Kancelaria Premiera wraca do pomysłu odejścia od licencjonowania zawodów maklera i doradcy finansowego. Pomysł znów dzieli finansistów - odnotowuje "Parkiet". Z nieoficjalnych informacji gazety giełdy wynika, że nowa propozycja rządu w tej sprawie, będzie różniła się od przepisów przedstawionych przez Komisję Nadzoru Finansowego w połowie 2010 r. Szczegóły jeszcze nie są znane.

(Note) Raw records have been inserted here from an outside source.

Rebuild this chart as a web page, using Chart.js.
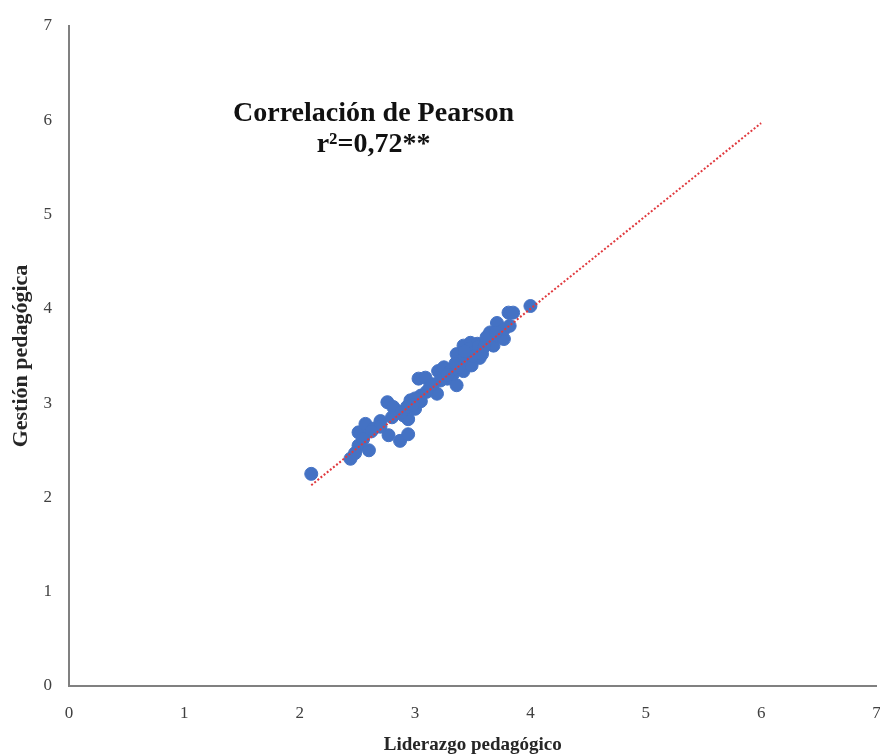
<!DOCTYPE html>
<html>
<head>
<meta charset="utf-8">
<script src="https://cdn.jsdelivr.net/npm/chart.js@4.4.1/dist/chart.umd.min.js"></script>
<style>
    html, body { margin: 0; padding: 0; background: #ffffff; overflow: hidden; }
    #wrap { width: 884px; height: 756px; }
</style>
</head>
<body>
<div id="wrap"><canvas id="scatterChart"></canvas></div>
<script>
// ===== Data =====
const liderazgo = [
    2.10, 2.44, 2.51, 2.60, 2.51, 2.57, 2.64, 2.70, 2.77, 2.87,
    2.94, 2.76, 2.84, 2.90, 2.94, 2.96, 3.00, 2.93, 3.03, 3.09,
    3.13, 3.19, 3.20, 3.25, 3.28, 3.36, 3.33, 3.36, 3.42, 3.48,
    3.54, 3.39, 3.45, 3.52, 3.56, 3.42, 3.49, 3.58, 3.65, 3.68,
    3.72, 3.77, 3.71, 3.77, 3.82, 3.81, 3.85, 4.00, 3.65, 2.81,
    2.48, 3.05, 3.30, 3.46, 3.40, 3.47, 3.55, 3.50, 3.43, 3.58,
    3.60, 3.38, 3.32, 3.22, 3.15, 3.10, 3.05, 3.00, 2.98, 2.88,
    2.80, 2.70, 2.62, 2.55, 3.62, 3.70, 3.28, 3.35
];
const gestion = [
    2.25, 2.41, 2.55, 2.50, 2.69, 2.78, 2.73, 2.81, 2.66, 2.60,
    2.67, 3.01, 2.92, 2.87, 2.83, 3.03, 2.94, 2.96, 3.26, 3.27,
    3.17, 3.10, 3.34, 3.38, 3.26, 3.19, 3.31, 3.52, 3.61, 3.64,
    3.63, 3.41, 3.48, 3.54, 3.48, 3.34, 3.40, 3.57, 3.66, 3.61,
    3.71, 3.68, 3.85, 3.78, 3.82, 3.96, 3.96, 4.03, 3.75, 2.96,
    2.47, 3.08, 3.33, 3.56, 3.45, 3.58, 3.60, 3.50, 3.55, 3.52,
    3.60, 3.38, 3.36, 3.24, 3.20, 3.12, 3.02, 3.05, 2.98, 2.90,
    2.85, 2.75, 2.70, 2.62, 3.70, 3.75, 3.30, 3.42
];

// Trend line end points
const trendX = [2.1, 6.0];
const trendY = [2.13, 5.97];

// Tick values
const tickValues = [0, 1, 2, 3, 4, 5, 6, 7];

const axisTitleX = 'Liderazgo pedagógico';
const axisTitleY = 'Gestión pedagógica';
const noteLines = ['Correlación de Pearson', 'r²=0,72**'];

const serif = '"Liberation Serif", "Times New Roman", serif';

// Annotation text inside the plot
const notePlugin = {
    id: 'notePlugin',
    afterDatasetsDraw(chart) {
        const { ctx, scales } = chart;
        const cx = scales.x.getPixelForValue(2.64);
        const y1 = scales.y.getPixelForValue(6.07);
        const y2 = scales.y.getPixelForValue(5.74);
        ctx.save();
        ctx.fillStyle = '#111111';
        ctx.textAlign = 'center';
        ctx.textBaseline = 'middle';
        ctx.font = 'bold 28px ' + serif;
        ctx.fillText(noteLines[0], cx, y1);
        ctx.fillText(noteLines[1], cx, y2);
        ctx.restore();
    }
};

const ctx = document.getElementById('scatterChart').getContext('2d');

new Chart(ctx, {
    type: 'scatter',
    data: {
        datasets: [
            {
                label: 'Datos',
                data: liderazgo.map((x, i) => ({ x: x, y: gestion[i] })),
                backgroundColor: '#4472C4',
                borderColor: '#4472C4',
                pointRadius: 6.5,
                pointHoverRadius: 6.5,
                order: 2
            },
            {
                type: 'line',
                label: 'Tendencia',
                data: trendX.map((x, i) => ({ x: x, y: trendY[i] })),
                borderColor: '#E0393E',
                borderWidth: 2,
                borderDash: [2, 2],
                pointRadius: 0,
                fill: false,
                order: 1
            }
        ]
    },
    options: {
        responsive: true,
        maintainAspectRatio: false,
        animation: false,
        layout: {
            padding: { top: 26, right: 0, left: 8, bottom: 0 }
        },
        plugins: {
            legend: { display: false },
            tooltip: { enabled: false }
        },
        scales: {
            x: {
                type: 'linear',
                min: 0,
                max: 7,
                afterBuildTicks: (scale) => {
                    scale.ticks = tickValues.map(v => ({ value: v }));
                },
                afterFit: (scale) => {
                    scale.height = 70;
                    scale.paddingRight = 0;
                    scale.paddingLeft = 0;
                },
                grid: { display: false, drawTicks: false },
                border: { display: true, color: '#808080', width: 2 },
                ticks: {
                    padding: 17,
                    color: '#404040',
                    font: { family: serif, size: 17 }
                },
                title: {
                    display: true,
                    text: axisTitleX,
                    color: '#262626',
                    padding: { top: 7, bottom: 0 },
                    font: { family: serif, size: 19, weight: 'bold' }
                }
            },
            y: {
                type: 'linear',
                min: 0,
                max: 7,
                afterBuildTicks: (scale) => {
                    scale.ticks = tickValues.map(v => ({ value: v }));
                },
                afterFit: (scale) => {
                    scale.width = 61;
                    scale.paddingTop = 0;
                    scale.paddingBottom = 0;
                },
                grid: { display: false, drawTicks: false },
                border: { display: true, color: '#808080', width: 2 },
                ticks: {
                    padding: 17,
                    color: '#404040',
                    font: { family: serif, size: 17 }
                },
                title: {
                    display: true,
                    text: axisTitleY,
                    color: '#262626',
                    padding: { top: 0, bottom: 0 },
                    font: { family: serif, size: 22, weight: 'bold' }
                }
            }
        }
    },
    plugins: [notePlugin]
});
</script>
</body>
</html>
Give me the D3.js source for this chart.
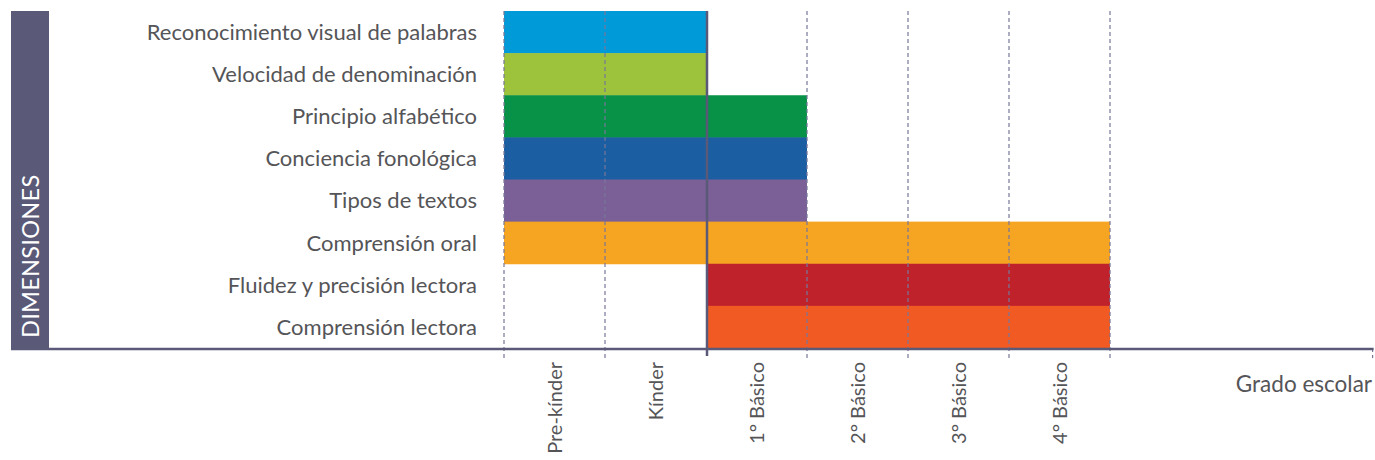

Przeciwko zmianom protestuje już m.in. prezes Związku Maklerów i Doradców Magdalena Zajączkowska-Ejsymont, która uważa, że nadzór nad osobami wykonującymi zawód zaufania publicznego, a takimi są niewątpliwie makler i doradca inwestycyjny, jest niezbędny z punktu widzenia bezpieczeństwa uczestników rynku. Zajączkowską-Ejsymont wspiera ją wiceprezes Izby Domów Maklerskich Waldemar Markiewicz, który podkreśla, że tak jak nie można bez licencjonowania dentystów pozwalać na borowanie zębów, tak nie wolno rezygnować z licencjonowania maklerów. Państwo musi zapewnić minimalny poziom kwalifikacji, który ochroni inwestorów nieprofesjonalnych - przekonuje Markiewicz.
Protesty te mają swoje uzasadnienie choćby w świetle wyników niedawnego egzaminu na maklera i doradcę. Do marcowego sprawdzianu podeszło 425 kandydatów na maklera. Zdało - 59. W pierwszym etapie testu na doradcę udział wzięło 101 osób. Zaliczyło go 26 kandydatów.